Selden and Ellis combined to shoot 17 for 27 from the floor, shooing away the disappointment of second-round defeats in each of the last two years. Graham pitched in 13 points for Kansas, which had scoring surges of 16-0 early and 19-0 late to cruise into the intermission in full control.

"We just want to continue to play the way we are," said Ellis, the smooth senior power forward who hit 20-plus points for the sixth time in seven games.

Selden, after averaging 2.5 points on 4-for-21 shooting over his first four NCAA Tournament games, has begun a junior-year breakout. He had 14 points in 19 minutes against Austin Peay in the first round.

"He's as big a key as anybody," coach Bill Self said.

Thousands of Jayhawks fans made the easy drive up Interstate 35 from Kansas, packing Wells Fargo Arena with their blue jerseys, T-shirts and jackets for the chance to cheer the team chasing its first national championship since 2008. The Huskies fell behind by as many as 11 points in the first round against Colorado, but the Jayhawks are just a different caliber team.

Jamari Traylor had a couple commanding blocks in the paint to fire up the Kansas bench and crowd during the 19-0 spurt. The Huskies missed 12 straight shots during that stretch that pushed the lead to 40-16.

The Jayhawks made six of their first nine tries from 3-point range. When the jumpers didn't fall, the long arms of Landen Lucas, Traylor and Ellis were there to snag them. The final rebounds tally was 44-24, Jayhawks.

UConn came within nine points around the midpoint of the second half, but Ellis and Selden got going again. With 1:38 left, the time for tricks arrived, in the form of that Graham-Selden alley-oop.

"That's his swagger, man. He's feeling it. After a dunk like that, how could you not feel it?" Traylor said.

The Huskies were out of sorts in their half-court offense. Daniel Hamilton was hounded anytime he was inside the arc, forcing multiple off-kilter shots and finishing 4 for 14 for 11 points with eight rebounds and six assists. Rodney Purvis had 17 points but went just 2 for 7 from 3-point range.

"We tried to play one-on-one in the first half. We can't win like that," Hamilton said.

Gibbs, the fifth-year senior transfer who played at Texas and Seton Hall before coming to UConn, couldn't get his answer out when asked at the postgame news conference to reflect on his season with the Huskies. He tearfully bowed his head, and Ollie reassuringly reached over to pat his neck.

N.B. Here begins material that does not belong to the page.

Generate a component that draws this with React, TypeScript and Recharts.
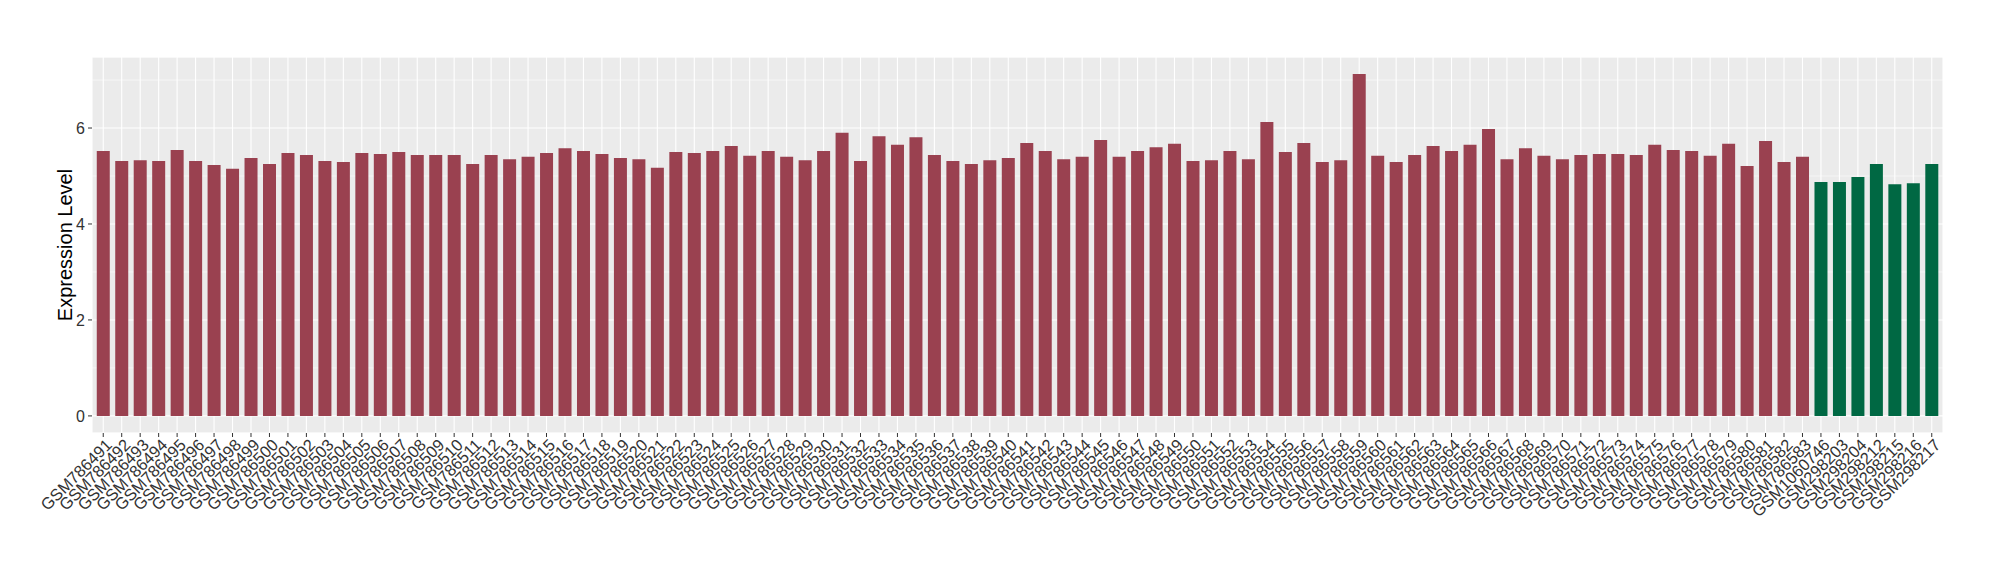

UConn and Kansas had never met before in an NCAA Tournament, despite 89 appearances and seven titles between them.


Connecticut: The Huskies are the nation's best free-throw shooters at 79.3 percent, but they hardly had the chance to make that an advantage, going 9 for 11.

Kansas: Ellis moved into the top 10 on the program's all-time scoring list, passing Kirk Hinrich with 1,767 points.


Connecticut returns home to start the offseason.

Kansas plays Thursday in Louisville, Kentucky, against the Hawaii-Maryland winner in the regional semifinals.